== EXTRACTED RECORDS ==

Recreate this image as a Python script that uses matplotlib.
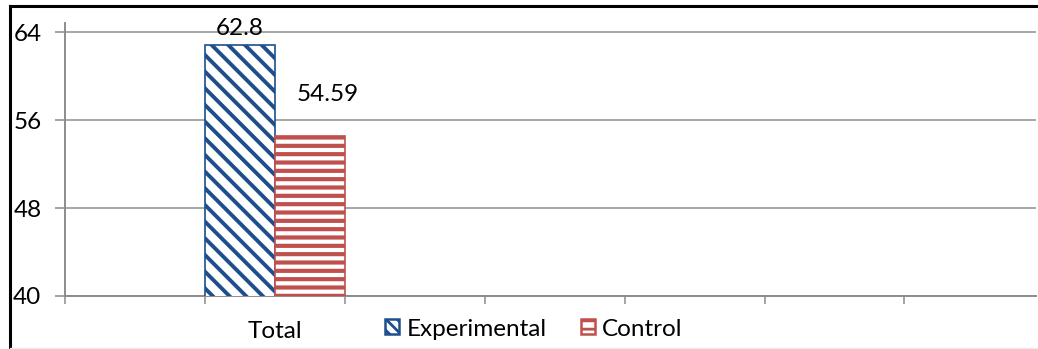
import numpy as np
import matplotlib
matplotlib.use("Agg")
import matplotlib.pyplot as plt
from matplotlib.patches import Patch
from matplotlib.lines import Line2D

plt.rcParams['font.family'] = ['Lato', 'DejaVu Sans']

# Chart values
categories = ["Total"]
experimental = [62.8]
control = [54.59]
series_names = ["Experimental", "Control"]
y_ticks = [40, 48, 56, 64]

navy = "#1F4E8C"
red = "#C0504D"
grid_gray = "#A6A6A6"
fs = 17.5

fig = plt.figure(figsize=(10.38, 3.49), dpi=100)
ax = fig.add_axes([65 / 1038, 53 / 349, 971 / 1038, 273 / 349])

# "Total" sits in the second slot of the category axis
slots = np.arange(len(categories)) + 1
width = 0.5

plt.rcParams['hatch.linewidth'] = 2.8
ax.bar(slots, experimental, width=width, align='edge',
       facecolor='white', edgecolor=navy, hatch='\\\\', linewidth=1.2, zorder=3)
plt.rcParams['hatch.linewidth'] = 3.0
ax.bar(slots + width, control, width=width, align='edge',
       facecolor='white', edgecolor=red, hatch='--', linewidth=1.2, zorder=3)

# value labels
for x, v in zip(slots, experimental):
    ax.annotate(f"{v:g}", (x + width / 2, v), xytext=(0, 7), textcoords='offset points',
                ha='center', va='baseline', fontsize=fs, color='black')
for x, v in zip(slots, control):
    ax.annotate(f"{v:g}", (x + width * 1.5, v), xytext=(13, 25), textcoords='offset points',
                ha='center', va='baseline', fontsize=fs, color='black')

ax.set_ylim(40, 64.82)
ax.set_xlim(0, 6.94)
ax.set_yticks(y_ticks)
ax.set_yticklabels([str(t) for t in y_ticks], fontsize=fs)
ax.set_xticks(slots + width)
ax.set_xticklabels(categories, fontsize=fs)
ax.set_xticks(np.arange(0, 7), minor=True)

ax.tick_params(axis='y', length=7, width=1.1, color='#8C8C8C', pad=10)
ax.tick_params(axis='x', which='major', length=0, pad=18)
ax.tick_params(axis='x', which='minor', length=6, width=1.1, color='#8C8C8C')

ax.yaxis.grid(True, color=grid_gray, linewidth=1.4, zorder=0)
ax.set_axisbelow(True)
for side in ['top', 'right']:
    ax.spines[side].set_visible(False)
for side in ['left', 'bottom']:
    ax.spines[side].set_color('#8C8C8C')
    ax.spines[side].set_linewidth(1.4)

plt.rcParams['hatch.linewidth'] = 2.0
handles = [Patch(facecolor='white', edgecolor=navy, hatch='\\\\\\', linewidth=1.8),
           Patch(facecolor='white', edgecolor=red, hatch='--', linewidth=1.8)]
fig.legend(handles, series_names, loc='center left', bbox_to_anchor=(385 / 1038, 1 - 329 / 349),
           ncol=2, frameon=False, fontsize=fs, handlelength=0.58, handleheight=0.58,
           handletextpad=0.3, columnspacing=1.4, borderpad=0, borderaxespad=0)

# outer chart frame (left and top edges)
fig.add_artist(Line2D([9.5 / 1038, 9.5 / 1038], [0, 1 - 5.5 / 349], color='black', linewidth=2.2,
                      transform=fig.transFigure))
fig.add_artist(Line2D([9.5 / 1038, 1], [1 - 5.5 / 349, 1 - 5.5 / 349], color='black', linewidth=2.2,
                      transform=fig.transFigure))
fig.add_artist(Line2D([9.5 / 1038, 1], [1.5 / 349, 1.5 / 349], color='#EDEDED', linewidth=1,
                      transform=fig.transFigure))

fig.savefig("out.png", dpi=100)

===
== EXTRACTED RECORDS ==

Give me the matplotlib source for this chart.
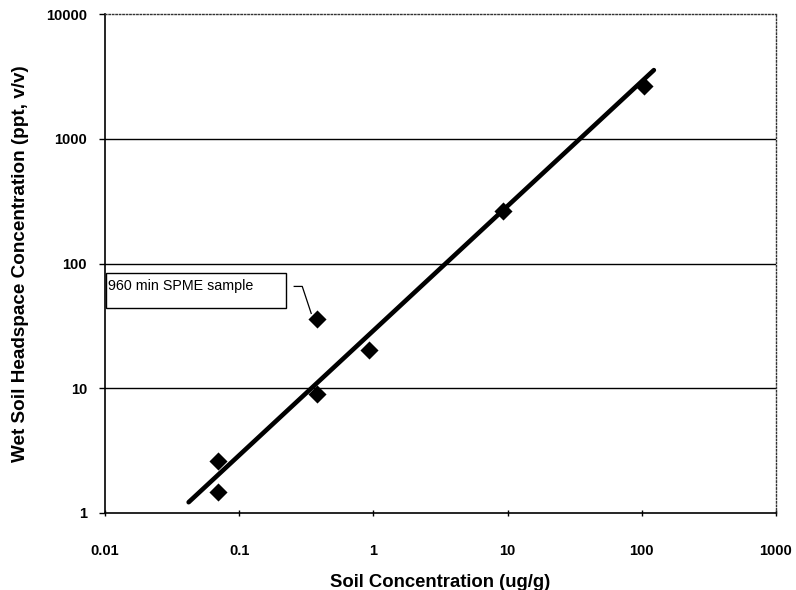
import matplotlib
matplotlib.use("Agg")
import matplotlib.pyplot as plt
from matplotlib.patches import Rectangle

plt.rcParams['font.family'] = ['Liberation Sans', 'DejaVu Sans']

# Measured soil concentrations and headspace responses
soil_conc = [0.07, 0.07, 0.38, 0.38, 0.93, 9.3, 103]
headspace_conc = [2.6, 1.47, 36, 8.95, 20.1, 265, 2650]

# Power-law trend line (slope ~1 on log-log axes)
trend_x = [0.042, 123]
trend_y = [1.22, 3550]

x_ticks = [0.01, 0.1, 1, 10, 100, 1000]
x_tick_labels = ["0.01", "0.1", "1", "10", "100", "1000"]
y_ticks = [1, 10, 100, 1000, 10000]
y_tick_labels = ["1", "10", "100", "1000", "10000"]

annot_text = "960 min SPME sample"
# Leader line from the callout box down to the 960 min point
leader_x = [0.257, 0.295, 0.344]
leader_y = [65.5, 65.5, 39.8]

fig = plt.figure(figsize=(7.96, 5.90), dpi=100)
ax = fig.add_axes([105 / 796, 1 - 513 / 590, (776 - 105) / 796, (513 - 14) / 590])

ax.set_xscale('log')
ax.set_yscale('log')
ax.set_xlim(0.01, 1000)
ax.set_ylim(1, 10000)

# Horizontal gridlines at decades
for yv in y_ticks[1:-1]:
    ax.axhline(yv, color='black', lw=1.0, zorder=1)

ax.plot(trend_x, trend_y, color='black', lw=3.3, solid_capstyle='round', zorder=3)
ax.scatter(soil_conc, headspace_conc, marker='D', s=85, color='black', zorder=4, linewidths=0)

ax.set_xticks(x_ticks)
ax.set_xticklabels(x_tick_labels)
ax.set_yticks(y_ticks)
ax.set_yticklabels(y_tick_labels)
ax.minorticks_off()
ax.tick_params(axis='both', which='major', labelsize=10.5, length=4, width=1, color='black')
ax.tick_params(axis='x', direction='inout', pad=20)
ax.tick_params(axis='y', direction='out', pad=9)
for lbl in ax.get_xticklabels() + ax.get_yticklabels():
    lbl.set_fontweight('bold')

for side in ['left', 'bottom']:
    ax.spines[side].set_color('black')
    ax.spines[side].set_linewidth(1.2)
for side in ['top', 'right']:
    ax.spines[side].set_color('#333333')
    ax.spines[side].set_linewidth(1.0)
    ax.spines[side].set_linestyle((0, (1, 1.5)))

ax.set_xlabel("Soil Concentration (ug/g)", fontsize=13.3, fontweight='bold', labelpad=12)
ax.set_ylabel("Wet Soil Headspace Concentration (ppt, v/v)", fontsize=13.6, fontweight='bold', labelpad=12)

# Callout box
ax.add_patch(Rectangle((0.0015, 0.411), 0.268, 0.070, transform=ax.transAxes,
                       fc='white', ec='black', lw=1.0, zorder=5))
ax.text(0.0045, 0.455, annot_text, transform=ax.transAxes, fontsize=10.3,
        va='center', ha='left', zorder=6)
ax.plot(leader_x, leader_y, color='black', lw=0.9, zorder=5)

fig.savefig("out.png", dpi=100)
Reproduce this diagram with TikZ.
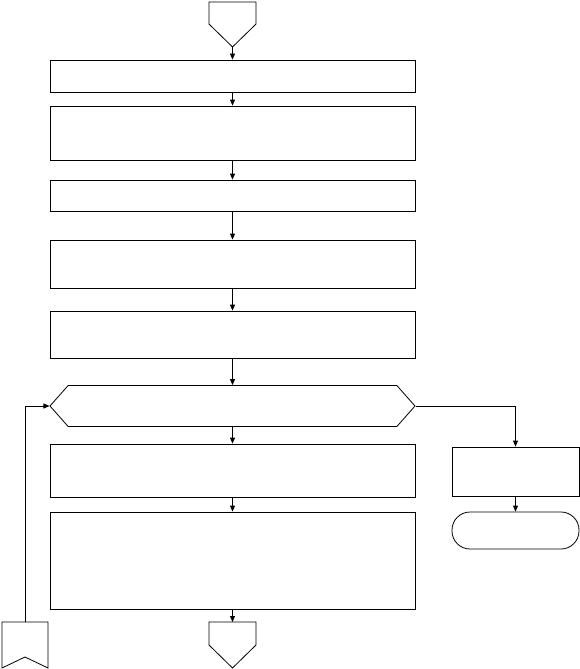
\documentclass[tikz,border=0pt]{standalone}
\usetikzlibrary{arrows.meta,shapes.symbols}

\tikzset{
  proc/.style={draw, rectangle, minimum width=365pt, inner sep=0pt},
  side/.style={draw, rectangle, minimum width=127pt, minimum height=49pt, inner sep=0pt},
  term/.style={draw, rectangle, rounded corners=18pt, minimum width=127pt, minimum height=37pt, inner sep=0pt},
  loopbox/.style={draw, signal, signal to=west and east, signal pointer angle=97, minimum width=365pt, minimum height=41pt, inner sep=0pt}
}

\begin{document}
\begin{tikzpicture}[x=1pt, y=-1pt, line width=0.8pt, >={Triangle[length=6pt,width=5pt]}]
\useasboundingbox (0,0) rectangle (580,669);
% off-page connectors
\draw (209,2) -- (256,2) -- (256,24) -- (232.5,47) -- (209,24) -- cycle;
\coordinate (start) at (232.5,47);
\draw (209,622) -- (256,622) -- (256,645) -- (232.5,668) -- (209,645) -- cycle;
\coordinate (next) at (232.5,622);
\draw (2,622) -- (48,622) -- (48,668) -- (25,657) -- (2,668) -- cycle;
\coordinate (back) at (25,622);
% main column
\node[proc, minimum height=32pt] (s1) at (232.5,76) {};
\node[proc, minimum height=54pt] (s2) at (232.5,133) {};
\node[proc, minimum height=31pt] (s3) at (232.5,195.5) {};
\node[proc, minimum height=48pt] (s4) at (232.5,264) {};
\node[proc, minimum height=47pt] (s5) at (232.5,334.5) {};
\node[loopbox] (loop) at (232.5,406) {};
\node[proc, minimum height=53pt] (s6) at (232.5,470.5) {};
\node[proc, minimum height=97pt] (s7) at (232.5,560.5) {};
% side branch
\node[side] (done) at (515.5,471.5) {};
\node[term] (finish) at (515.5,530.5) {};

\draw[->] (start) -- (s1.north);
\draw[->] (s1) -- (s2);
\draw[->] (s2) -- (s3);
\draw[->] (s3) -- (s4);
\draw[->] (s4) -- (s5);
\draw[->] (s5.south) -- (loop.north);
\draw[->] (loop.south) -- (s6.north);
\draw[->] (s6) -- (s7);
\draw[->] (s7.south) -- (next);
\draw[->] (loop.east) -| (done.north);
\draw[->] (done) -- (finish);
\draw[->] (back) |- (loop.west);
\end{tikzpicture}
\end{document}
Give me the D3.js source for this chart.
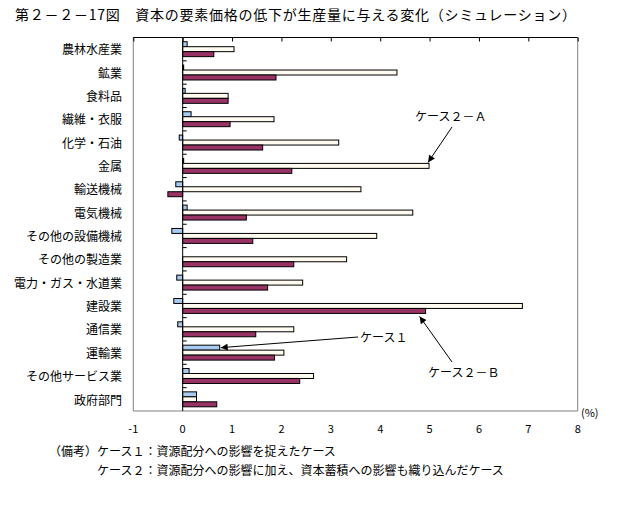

===

WHAT TO PRODUCE: Start at the line with "Recreate this image", stop at the line with "plt.rcParams['font.family'] = ['Lato', 'DejaVu", both lines included, and repeat that span exactly without its pictures.

CORRECT OUTPUT:
Recreate this image as a Python script that uses matplotlib.
import numpy as np
import matplotlib
matplotlib.use("Agg")
import matplotlib.pyplot as plt
from matplotlib.patches import Patch
from matplotlib.lines import Line2D

plt.rcParams['font.family'] = ['Lato', 'DejaVu Sans']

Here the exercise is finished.